— Begin Source data —
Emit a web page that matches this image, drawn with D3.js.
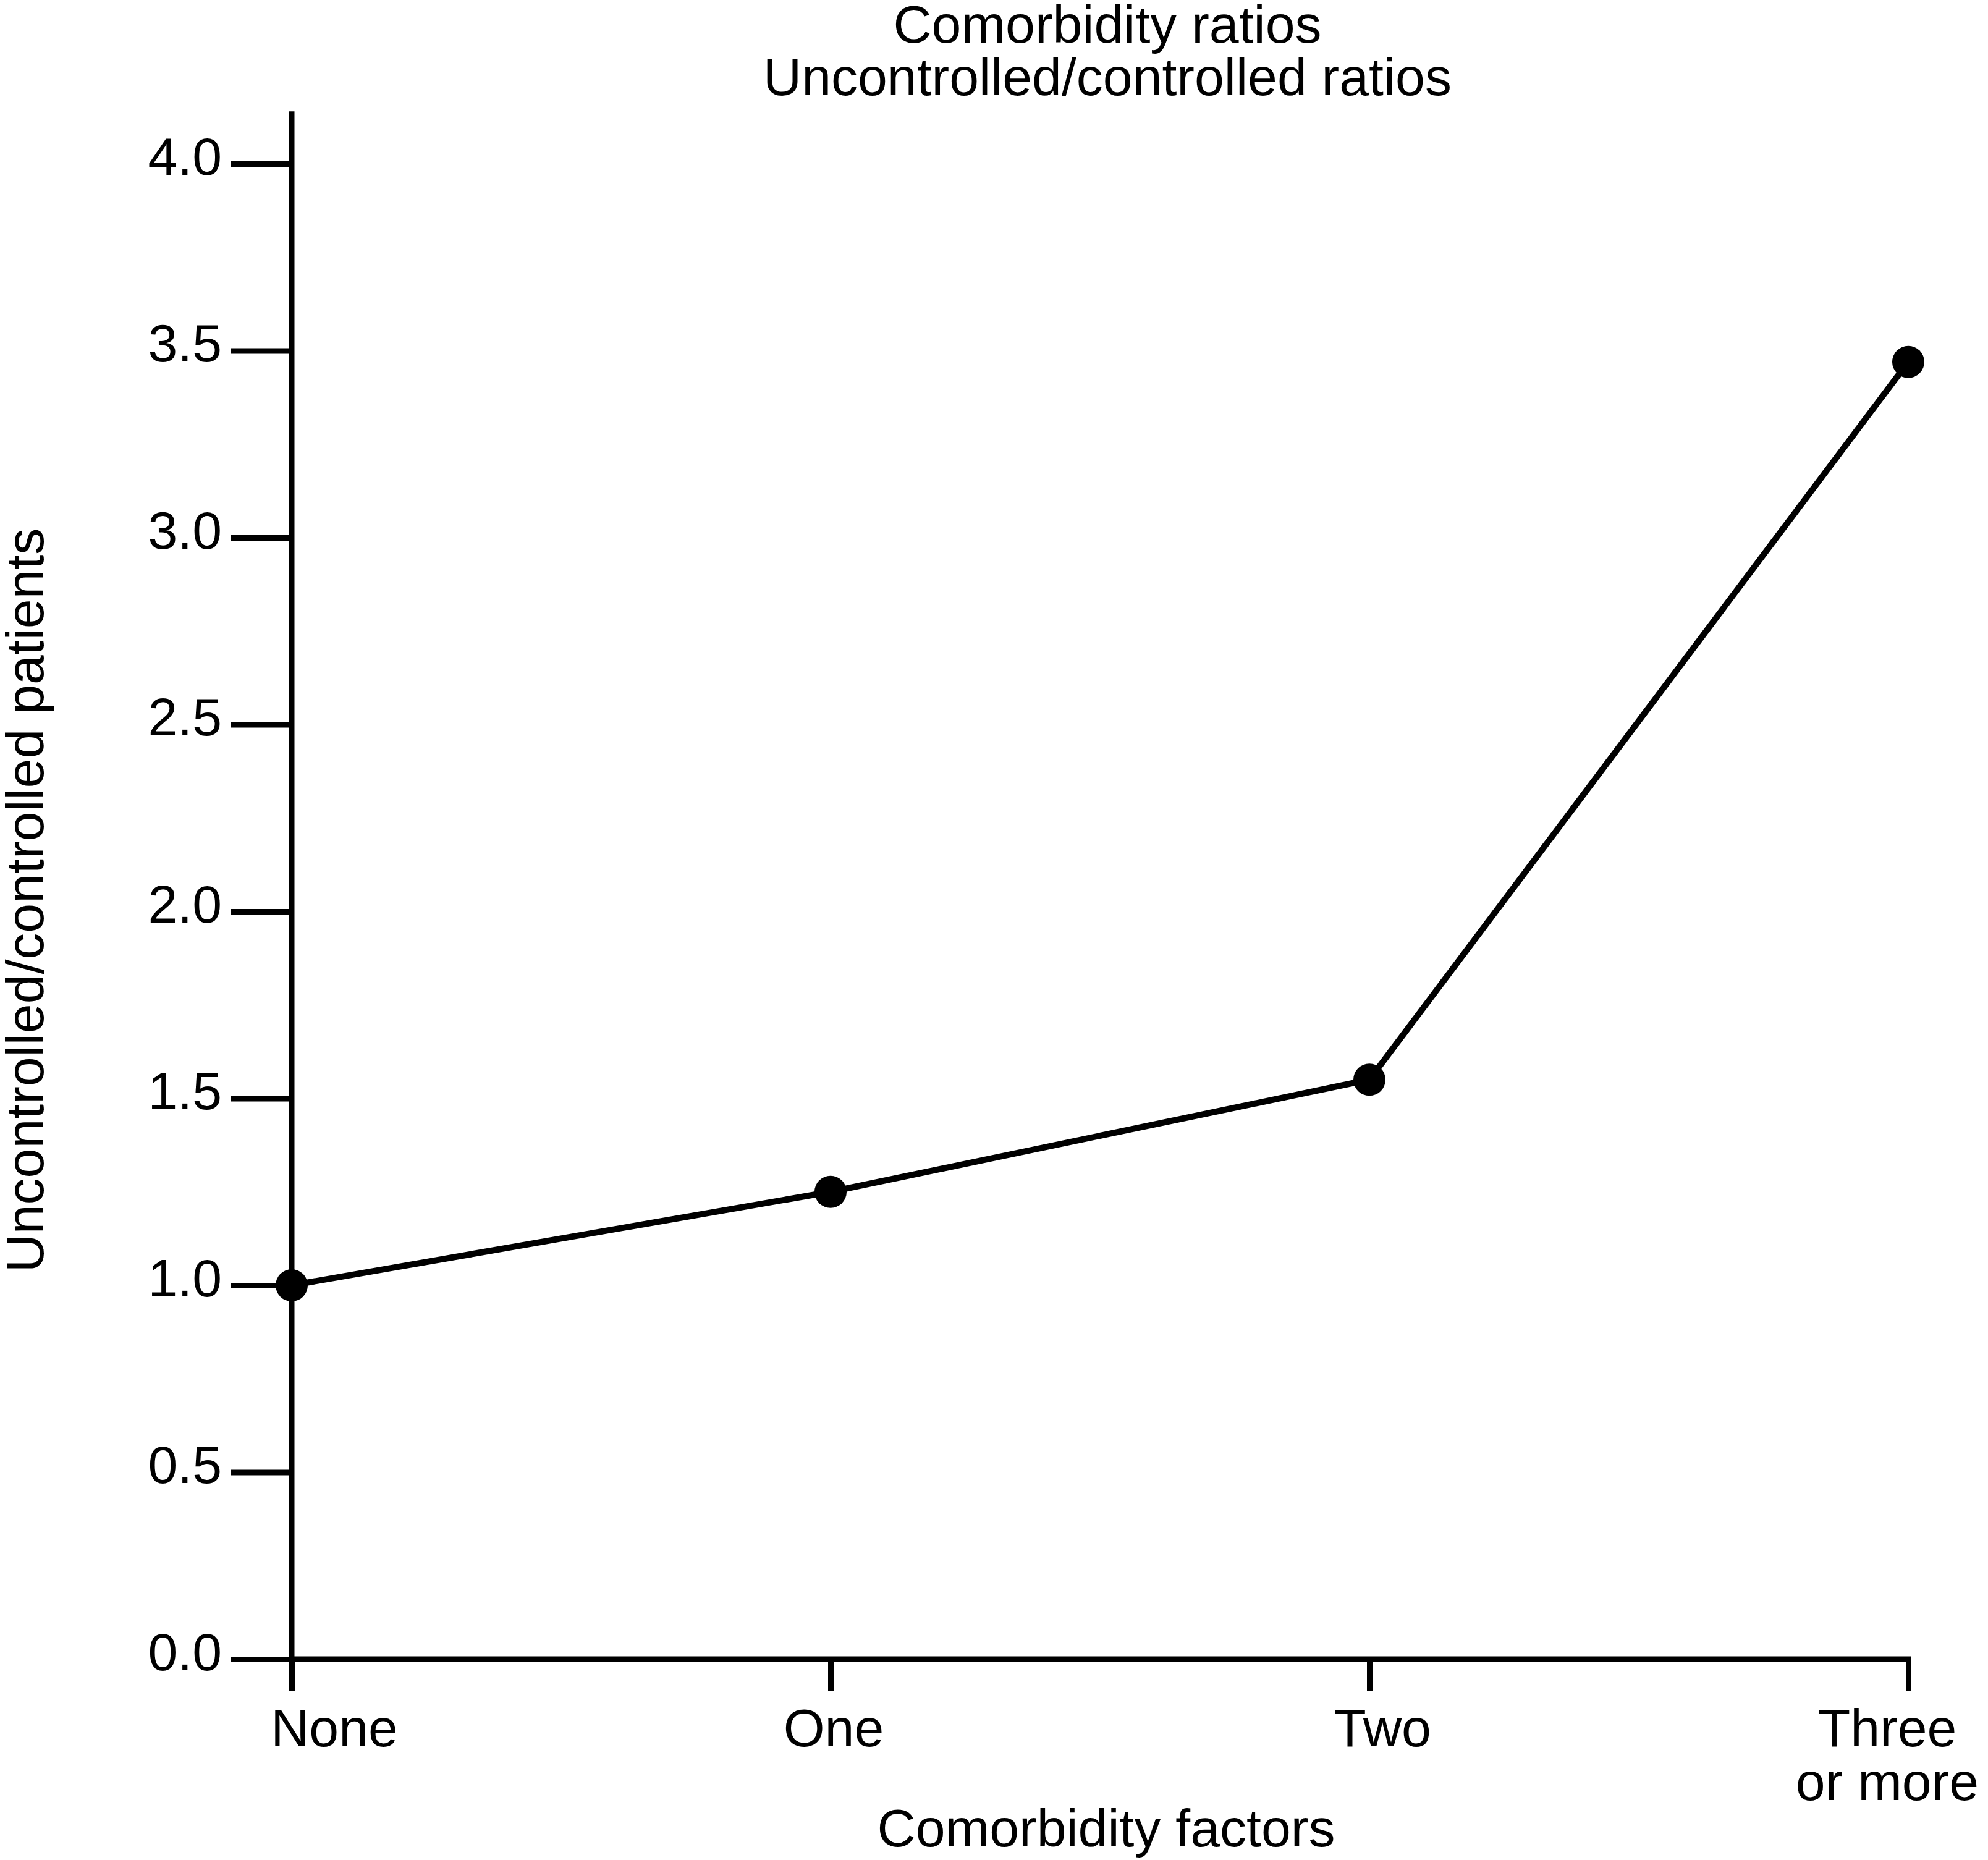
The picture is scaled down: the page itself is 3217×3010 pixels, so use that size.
<!DOCTYPE html>
<html><head><meta charset="utf-8">
<script src="https://cdn.jsdelivr.net/npm/d3@7"></script>
<style>html,body{margin:0;padding:0;background:#fff;} svg{display:block;} text{font-family:"Liberation Sans",Arial,Helvetica,sans-serif;fill:#000;}</style>
</head><body>
<script>
const categories = ["None", "One", "Two", "Three\nor more"];
const ratios = [1.0, 1.25, 1.55, 3.47];
const yTicks = [0, 0.5, 1.0, 1.5, 2.0, 2.5, 3.0, 3.5, 4.0];
const titleLines = ["Comorbidity ratios", "Uncontrolled/controlled ratios"];
const xTitle = "Comorbidity factors";
const yTitle = "Uncontrolled/controlled patients";
const labelDx = [69, 5, 21, -34];

const W = 3217, H = 3010;
const svg = d3.select("body").append("svg").attr("width", W).attr("height", H);

const x = d3.scalePoint().domain(categories).range([472, 3088]);
const y = d3.scaleLinear().domain([0, 4]).range([2685, 265]);
const yAxisMax = 4.14;
const fs = 86, sw = 9;

// y axis
const yAxis = d3.axisLeft(y).tickValues(yTicks).tickSize(99).tickPadding(14)
  .tickFormat(d3.format(".1f"));
const gy = svg.append("g").attr("transform", `translate(${x(categories[0])},0)`).call(yAxis);
gy.select(".domain").remove();
gy.selectAll(".tick line").attr("stroke", "#000").attr("stroke-width", sw);
gy.selectAll(".tick text").attr("font-size", fs).attr("dy", "0.2em")
  .style("font-family", '"Liberation Sans",Arial,sans-serif').attr("fill", "#000");
svg.append("line").attr("x1", x(categories[0])).attr("x2", x(categories[0]))
  .attr("y1", y(0) + 52).attr("y2", y(yAxisMax)).attr("stroke", "#000").attr("stroke-width", sw);

// x axis
const xAxis = d3.axisBottom(x).tickSize(52).tickFormat("");
const gx = svg.append("g").attr("transform", `translate(0,${y(0)})`).call(xAxis);
gx.select(".domain").remove();
gx.selectAll(".tick line").attr("stroke", "#000").attr("stroke-width", sw);
svg.append("line").attr("x1", x(categories[0]) - sw/2).attr("x2", x(categories[3]) + sw/2)
  .attr("y1", y(0)).attr("y2", y(0)).attr("stroke", "#000").attr("stroke-width", sw);

// x labels
categories.forEach((c, i) => {
  const t = svg.append("text").attr("text-anchor", "middle").attr("font-size", fs)
    .attr("transform", `translate(${x(c) + labelDx[i]},${y(0) + 141})`);
  c.split("\n").forEach((ln, j) => {
    t.append("tspan").attr("x", 0).attr("y", j * 87).text(ln);
  });
});

// data line and points
const data = categories.map((c, i) => ({c, v: ratios[i]}));
svg.append("path").datum(data)
  .attr("d", d3.line().x(d => x(d.c)).y(d => y(d.v)))
  .attr("fill", "none").attr("stroke", "#000").attr("stroke-width", 10);
svg.selectAll("circle.pt").data(data).enter().append("circle")
  .attr("cx", d => x(d.c)).attr("cy", d => y(d.v)).attr("r", 26).attr("fill", "#000");

// titles
titleLines.forEach((t, i) => {
  svg.append("text").attr("x", 1792).attr("y", 69 + i * 85).attr("text-anchor", "middle")
    .attr("font-size", fs).text(t);
});
svg.append("text").attr("x", 1790).attr("y", 2988).attr("text-anchor", "middle")
  .attr("font-size", fs).text(xTitle);
svg.append("text").attr("transform", `translate(70,1457) rotate(-90)`).attr("text-anchor", "middle")
  .attr("font-size", fs).text(yTitle);
</script>
</body></html>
— End Source data —
[What to work on] Reproduce the data above in full, exactly as it is, with the pictures left out.

[Finished answer]
Emit a web page that matches this image, drawn with D3.js.
The picture is scaled down: the page itself is 3217×3010 pixels, so use that size.
<!DOCTYPE html>
<html><head><meta charset="utf-8">
<script src="https://cdn.jsdelivr.net/npm/d3@7"></script>
<style>html,body{margin:0;padding:0;background:#fff;} svg{display:block;} text{font-family:"Liberation Sans",Arial,Helvetica,sans-serif;fill:#000;}</style>
</head><body>
<script>
const categories = ["None", "One", "Two", "Three\nor more"];
const ratios = [1.0, 1.25, 1.55, 3.47];
const yTicks = [0, 0.5, 1.0, 1.5, 2.0, 2.5, 3.0, 3.5, 4.0];
const titleLines = ["Comorbidity ratios", "Uncontrolled/controlled ratios"];
const xTitle = "Comorbidity factors";
const yTitle = "Uncontrolled/controlled patients";
const labelDx = [69, 5, 21, -34];

const W = 3217, H = 3010;
const svg = d3.select("body").append("svg").attr("width", W).attr("height", H);

const x = d3.scalePoint().domain(categories).range([472, 3088]);
const y = d3.scaleLinear().domain([0, 4]).range([2685, 265]);
const yAxisMax = 4.14;
const fs = 86, sw = 9;

// y axis
const yAxis = d3.axisLeft(y).tickValues(yTicks).tickSize(99).tickPadding(14)
  .tickFormat(d3.format(".1f"));
const gy = svg.append("g").attr("transform", `translate(${x(categories[0])},0)`).call(yAxis);
gy.select(".domain").remove();
gy.selectAll(".tick line").attr("stroke", "#000").attr("stroke-width", sw);
gy.selectAll(".tick text").attr("font-size", fs).attr("dy", "0.2em")
  .style("font-family", '"Liberation Sans",Arial,sans-serif').attr("fill", "#000");
svg.append("line").attr("x1", x(categories[0])).attr("x2", x(categories[0]))
  .attr("y1", y(0) + 52).attr("y2", y(yAxisMax)).attr("stroke", "#000").attr("stroke-width", sw);

// x axis
const xAxis = d3.axisBottom(x).tickSize(52).tickFormat("");
const gx = svg.append("g").attr("transform", `translate(0,${y(0)})`).call(xAxis);
gx.select(".domain").remove();
gx.selectAll(".tick line").attr("stroke", "#000").attr("stroke-width", sw);
svg.append("line").attr("x1", x(categories[0]) - sw/2).attr("x2", x(categories[3]) + sw/2)
  .attr("y1", y(0)).attr("y2", y(0)).attr("stroke", "#000").attr("stroke-width", sw);

// x labels
categories.forEach((c, i) => {
  const t = svg.append("text").attr("text-anchor", "middle").attr("font-size", fs)
    .attr("transform", `translate(${x(c) + labelDx[i]},${y(0) + 141})`);
  c.split("\n").forEach((ln, j) => {
    t.append("tspan").attr("x", 0).attr("y", j * 87).text(ln);
  });
});

// data line and points
const data = categories.map((c, i) => ({c, v: ratios[i]}));
svg.append("path").datum(data)
  .attr("d", d3.line().x(d => x(d.c)).y(d => y(d.v)))
  .attr("fill", "none").attr("stroke", "#000").attr("stroke-width", 10);
svg.selectAll("circle.pt").data(data).enter().append("circle")
  .attr("cx", d => x(d.c)).attr("cy", d => y(d.v)).attr("r", 26).attr("fill", "#000");

// titles
titleLines.forEach((t, i) => {
  svg.append("text").attr("x", 1792).attr("y", 69 + i * 85).attr("text-anchor", "middle")
    .attr("font-size", fs).text(t);
});
svg.append("text").attr("x", 1790).attr("y", 2988).attr("text-anchor", "middle")
  .attr("font-size", fs).text(xTitle);
svg.append("text").attr("transform", `translate(70,1457) rotate(-90)`).attr("text-anchor", "middle")
  .attr("font-size", fs).text(yTitle);
</script>
</body></html>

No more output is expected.